Nesses termos, algumas correntes desse positivismo reformulado passaram a
reconhecer a crescente valorização da Constituição e de seus princípios de justiça e direitos
humanos. Entretanto, consideram, no mais das vezes, que a realização desses direitos é
inconcebível fora do horizonte teórico do próprio positivismo. E é evidente que o sentido
último da dimensão moral dos direitos humanos não reside na sua simples internalização nos
sistemas jurídicos positivos, mas em seu fundamento e justificação moral.

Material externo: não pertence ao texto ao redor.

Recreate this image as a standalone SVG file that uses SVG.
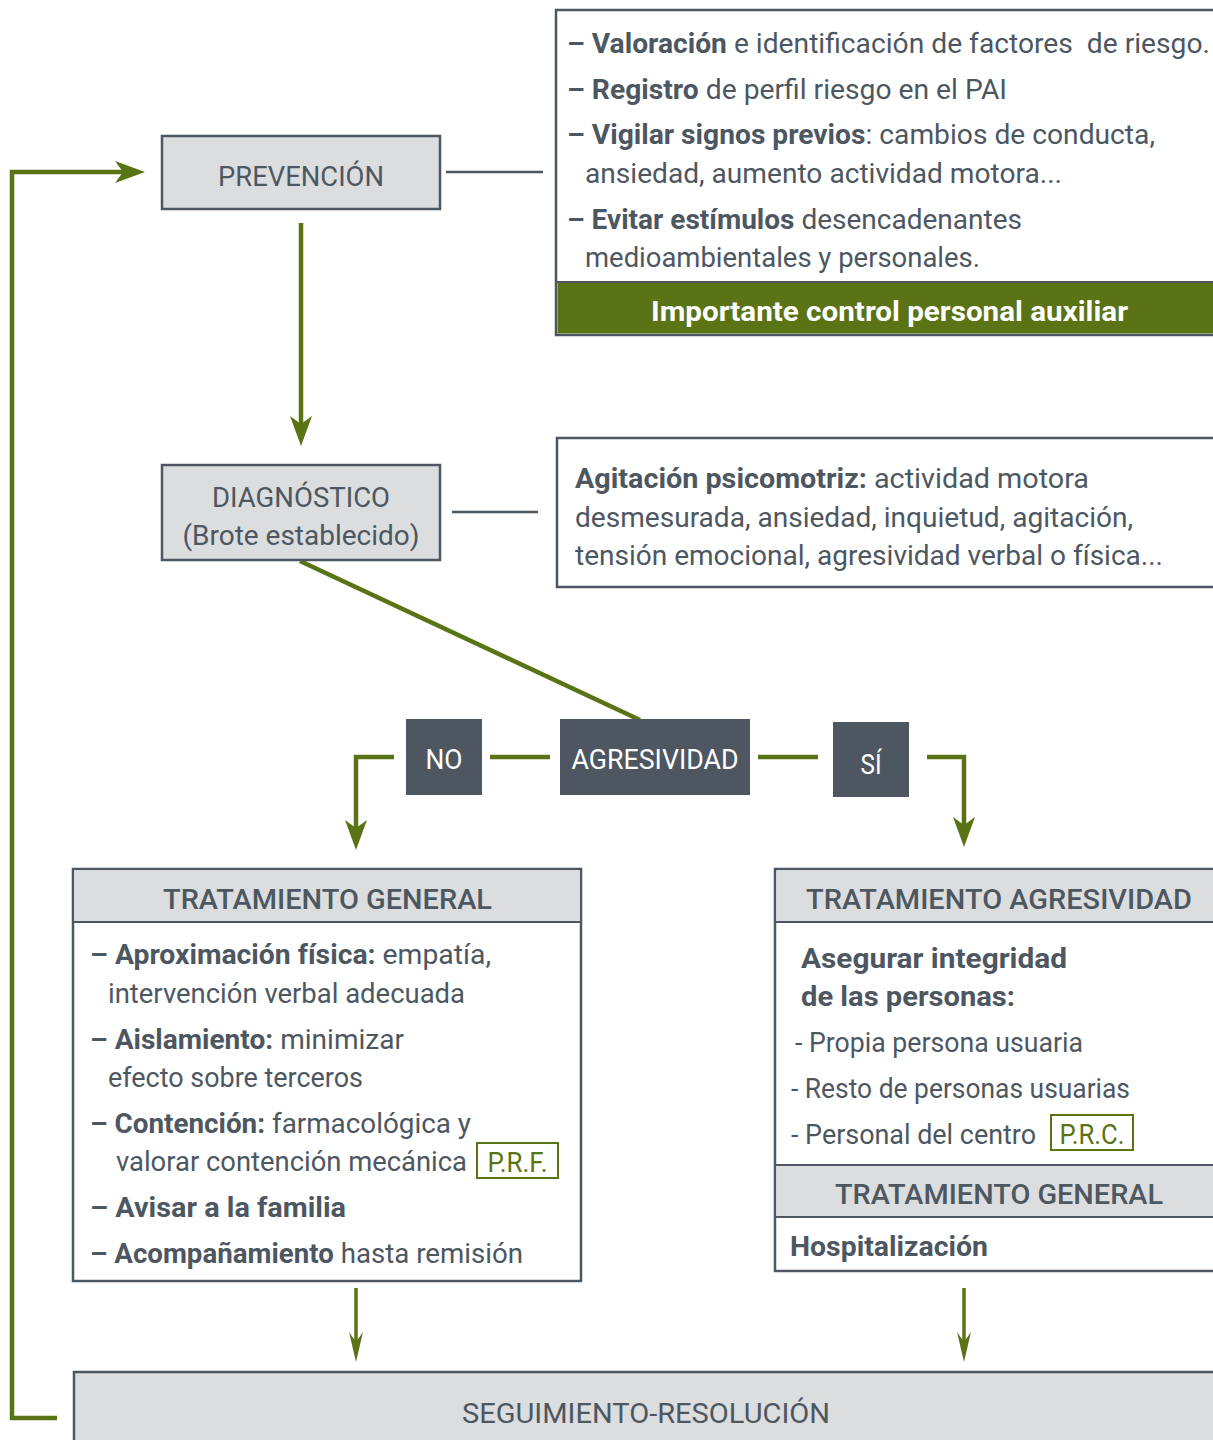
<svg xmlns="http://www.w3.org/2000/svg" width="1213" height="1440" viewBox="0 0 1213 1440">
  <style>
    .t { font-family: Roboto, "Open Sans", "Liberation Sans", sans-serif; font-size: 28px; fill: #4d5761; white-space: pre; }
    .b { font-weight: 700; }
    .m { font-weight: 500; }
    .w { fill: #ffffff; }
    .gt { fill: #5a7314; }
    .box { fill: #ffffff; stroke: #4e5761; stroke-width: 2.5; }
    .gray { fill: #dcdddf; stroke: #4e5761; stroke-width: 2.5; }
    .dark { fill: #4e5761; }
    .rule { stroke: #4e5761; stroke-width: 2; fill: none; }
    .tag { fill: none; stroke: #5a7314; stroke-width: 2; }
    .flow { stroke: #5a7314; stroke-width: 4.5; fill: none; }
    .flowThin { stroke: #5a7314; stroke-width: 3.5; fill: none; }
    .link { stroke: #4e5761; stroke-width: 2.5; fill: none; }
  </style>
  <defs>
    <marker id="arrow" markerUnits="userSpaceOnUse" viewBox="0 0 30 22" refX="8" refY="11" markerWidth="30" markerHeight="22" orient="auto">
      <path d="M0,0 L30,11 L0,22 L8,11 Z" fill="#5a7314"/>
    </marker>
    <marker id="arrowNarrow" markerUnits="userSpaceOnUse" viewBox="0 0 30 14" refX="10" refY="7" markerWidth="30" markerHeight="14" orient="auto">
      <path d="M0,0 L30,7 L0,14 L10,7 Z" fill="#5a7314"/>
    </marker>
  </defs>

  <!-- connectors -->
  <g id="connectors">
    <line class="link" x1="446" y1="172" x2="543" y2="172"/>
    <line class="link" x1="452" y1="512" x2="538" y2="512"/>
    <polyline class="flow" points="57,1418 12,1418 12,172 123,172" marker-end="url(#arrow)"/>
    <line class="flow" x1="301" y1="223" x2="301" y2="424" marker-end="url(#arrow)"/>
    <line class="flow" x1="300" y1="561" x2="640" y2="720"/>
    <line class="flow" x1="490" y1="757" x2="550" y2="757"/>
    <line class="flow" x1="758" y1="757" x2="818" y2="757"/>
    <polyline class="flow" points="394,757 356,757 356,828" marker-end="url(#arrow)"/>
    <polyline class="flow" points="927,757 964,757 964,825" marker-end="url(#arrow)"/>
    <line class="flowThin" x1="356" y1="1288" x2="356" y2="1342" marker-end="url(#arrowNarrow)"/>
    <line class="flowThin" x1="964" y1="1288" x2="964" y2="1342" marker-end="url(#arrowNarrow)"/>
  </g>

  <!-- prevention details -->
  <g id="prevencion-detalle">
    <rect class="box" x="556" y="10" width="680" height="325"/>
    <rect x="557.5" y="282" width="680" height="51.5" fill="#5a7314"/>
    <line class="rule" x1="556" y1="282" x2="1213" y2="282"/>
    <text class="t" x="567" y="53" textLength="643" lengthAdjust="spacingAndGlyphs"><tspan class="b">– Valoración</tspan> e identificación de factores  de riesgo.</text>
    <text class="t" x="567" y="99" textLength="440" lengthAdjust="spacingAndGlyphs"><tspan class="b">– Registro</tspan> de perfil riesgo en el PAI</text>
    <text class="t" x="567" y="144" textLength="588" lengthAdjust="spacingAndGlyphs"><tspan class="b">– Vigilar signos previos</tspan>: cambios de conducta,</text>
    <text class="t" x="585" y="183" textLength="477" lengthAdjust="spacingAndGlyphs">ansiedad, aumento actividad motora...</text>
    <text class="t" x="567" y="229" textLength="455" lengthAdjust="spacingAndGlyphs"><tspan class="b">– Evitar estímulos</tspan> desencadenantes</text>
    <text class="t" x="585" y="267" textLength="395" lengthAdjust="spacingAndGlyphs">medioambientales y personales.</text>
    <text class="t b w" x="889.5" y="321" text-anchor="middle" textLength="477" lengthAdjust="spacingAndGlyphs">Importante control personal auxiliar</text>
  </g>

  <!-- prevention -->
  <g id="prevencion">
    <rect class="gray" x="162" y="136" width="278" height="73"/>
    <text class="t" x="301" y="186" text-anchor="middle" textLength="166" lengthAdjust="spacingAndGlyphs">PREVENCIÓN</text>
  </g>

  <!-- diagnosis -->
  <g id="diagnostico">
    <rect class="gray" x="162" y="465" width="278" height="95"/>
    <text class="t" x="301" y="507" text-anchor="middle" textLength="178" lengthAdjust="spacingAndGlyphs">DIAGNÓSTICO</text>
    <text class="t" x="301" y="545" text-anchor="middle" textLength="237" lengthAdjust="spacingAndGlyphs">(Brote establecido)</text>
  </g>

  <!-- diagnosis details -->
  <g id="diagnostico-detalle">
    <rect class="box" x="557" y="438" width="680" height="149"/>
    <text class="t" x="575" y="488" textLength="514" lengthAdjust="spacingAndGlyphs"><tspan class="b">Agitación psicomotriz:</tspan> actividad motora</text>
    <text class="t" x="575" y="527" textLength="558" lengthAdjust="spacingAndGlyphs">desmesurada, ansiedad, inquietud, agitación,</text>
    <text class="t" x="575" y="565" textLength="588" lengthAdjust="spacingAndGlyphs">tensión emocional, agresividad verbal o física...</text>
  </g>

  <!-- decision -->
  <g id="agresividad">
    <rect class="dark" x="560" y="719" width="190" height="76"/>
    <text class="t w" x="655" y="769" text-anchor="middle" textLength="167" lengthAdjust="spacingAndGlyphs">AGRESIVIDAD</text>
  </g>
  <g id="no">
    <rect class="dark" x="406" y="719" width="76" height="76"/>
    <text class="t w" x="444" y="769" text-anchor="middle" textLength="37" lengthAdjust="spacingAndGlyphs">NO</text>
  </g>
  <g id="si">
    <rect class="dark" x="833" y="722" width="76" height="75"/>
    <text class="t w" x="871" y="774" text-anchor="middle" textLength="21" lengthAdjust="spacingAndGlyphs">SÍ</text>
  </g>

  <!-- general treatment -->
  <g id="tratamiento-general">
    <rect class="box" x="73" y="869" width="508" height="412"/>
    <rect x="74.5" y="870.5" width="505" height="51.5" fill="#dcdddf"/>
    <line class="rule" x1="73" y1="922" x2="581" y2="922"/>
    <text class="t m" x="327.5" y="909" text-anchor="middle" textLength="329" lengthAdjust="spacingAndGlyphs">TRATAMIENTO GENERAL</text>
    <text class="t" x="90" y="964" textLength="401" lengthAdjust="spacingAndGlyphs"><tspan class="b">– Aproximación física:</tspan> empatía,</text>
    <text class="t" x="108" y="1003" textLength="357" lengthAdjust="spacingAndGlyphs">intervención verbal adecuada</text>
    <text class="t" x="90" y="1049" textLength="314" lengthAdjust="spacingAndGlyphs"><tspan class="b">– Aislamiento:</tspan> minimizar</text>
    <text class="t" x="108" y="1087" textLength="255" lengthAdjust="spacingAndGlyphs">efecto sobre terceros</text>
    <text class="t" x="90" y="1133" textLength="381" lengthAdjust="spacingAndGlyphs"><tspan class="b">– Contención:</tspan> farmacológica y</text>
    <text class="t" x="116" y="1171" textLength="351" lengthAdjust="spacingAndGlyphs">valorar contención mecánica</text>
    <rect class="tag" x="477" y="1143" width="81" height="35"/>
    <text class="t gt" x="517.5" y="1172" text-anchor="middle" textLength="60" lengthAdjust="spacingAndGlyphs">P.R.F.</text>
    <text class="t b" x="90" y="1217" textLength="256" lengthAdjust="spacingAndGlyphs">– Avisar a la familia</text>
    <text class="t" x="90" y="1263" textLength="433" lengthAdjust="spacingAndGlyphs"><tspan class="b">– Acompañamiento</tspan> hasta remisión</text>
  </g>

  <!-- aggression treatment -->
  <g id="tratamiento-agresividad">
    <rect class="box" x="775" y="869" width="460" height="402"/>
    <rect x="776.5" y="870.5" width="458" height="51.5" fill="#dcdddf"/>
    <line class="rule" x1="775" y1="922" x2="1213" y2="922"/>
    <text class="t m" x="999" y="909" text-anchor="middle" textLength="386" lengthAdjust="spacingAndGlyphs">TRATAMIENTO AGRESIVIDAD</text>
    <text class="t b" x="801" y="968" textLength="266" lengthAdjust="spacingAndGlyphs">Asegurar integridad</text>
    <text class="t b" x="801" y="1006" textLength="214" lengthAdjust="spacingAndGlyphs">de las personas:</text>
    <text class="t" x="795" y="1052" textLength="288" lengthAdjust="spacingAndGlyphs">- Propia persona usuaria</text>
    <text class="t" x="791" y="1098" textLength="339" lengthAdjust="spacingAndGlyphs">- Resto de personas usuarias</text>
    <text class="t" x="791" y="1144" textLength="245" lengthAdjust="spacingAndGlyphs">- Personal del centro</text>
    <rect class="tag" x="1051" y="1115" width="82" height="35"/>
    <text class="t gt" x="1092" y="1144" text-anchor="middle" textLength="65" lengthAdjust="spacingAndGlyphs">P.R.C.</text>
    <rect x="776.5" y="1165" width="458" height="52" fill="#dcdddf"/>
    <line class="rule" x1="775" y1="1165" x2="1213" y2="1165"/>
    <line class="rule" x1="775" y1="1217" x2="1213" y2="1217"/>
    <text class="t m" x="999" y="1204" text-anchor="middle" textLength="328" lengthAdjust="spacingAndGlyphs">TRATAMIENTO GENERAL</text>
    <text class="t b" x="790" y="1256" textLength="198" lengthAdjust="spacingAndGlyphs">Hospitalización</text>
  </g>

  <!-- follow-up -->
  <g id="seguimiento">
    <rect class="gray" x="74" y="1372" width="1160" height="90"/>
    <text class="t" x="646" y="1423" text-anchor="middle" textLength="368" lengthAdjust="spacingAndGlyphs">SEGUIMIENTO-RESOLUCIÓN</text>
  </g>
</svg>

As reformulações, conforme visto, caminham no sentido de reconhecer a necessidade
de realizar valorações morais no interior da ordem jurídica, uma vez internalizados esses
valores, ou no sentido de afirmar a existência de uma relação entre direito e moral, ainda que
de maneira contingente. Entretanto, em que pese essas reformulações e respostas apresentadas
pela teoria positivista, caso se aceite que os direitos humanos são exigências morais
universalmente válidas, o direito deve reconhecer tais exigências e esta é uma vinculação
necessária.
Nesse sentido, as respostas apresentadas pelo positivismo permitem a persistência da
dúvida sobre se, com as reformulações efetuadas, não estaria o positivismo vulnerando sua
tese principal de separação entre direito e moral e, ainda assim, apresentando uma resposta
124
baseada em doutrina carente de fundamento e justificação adequados, em face à operatividade
e irrenunciabilidade do discurso ético-valorativo dos direitos humanos.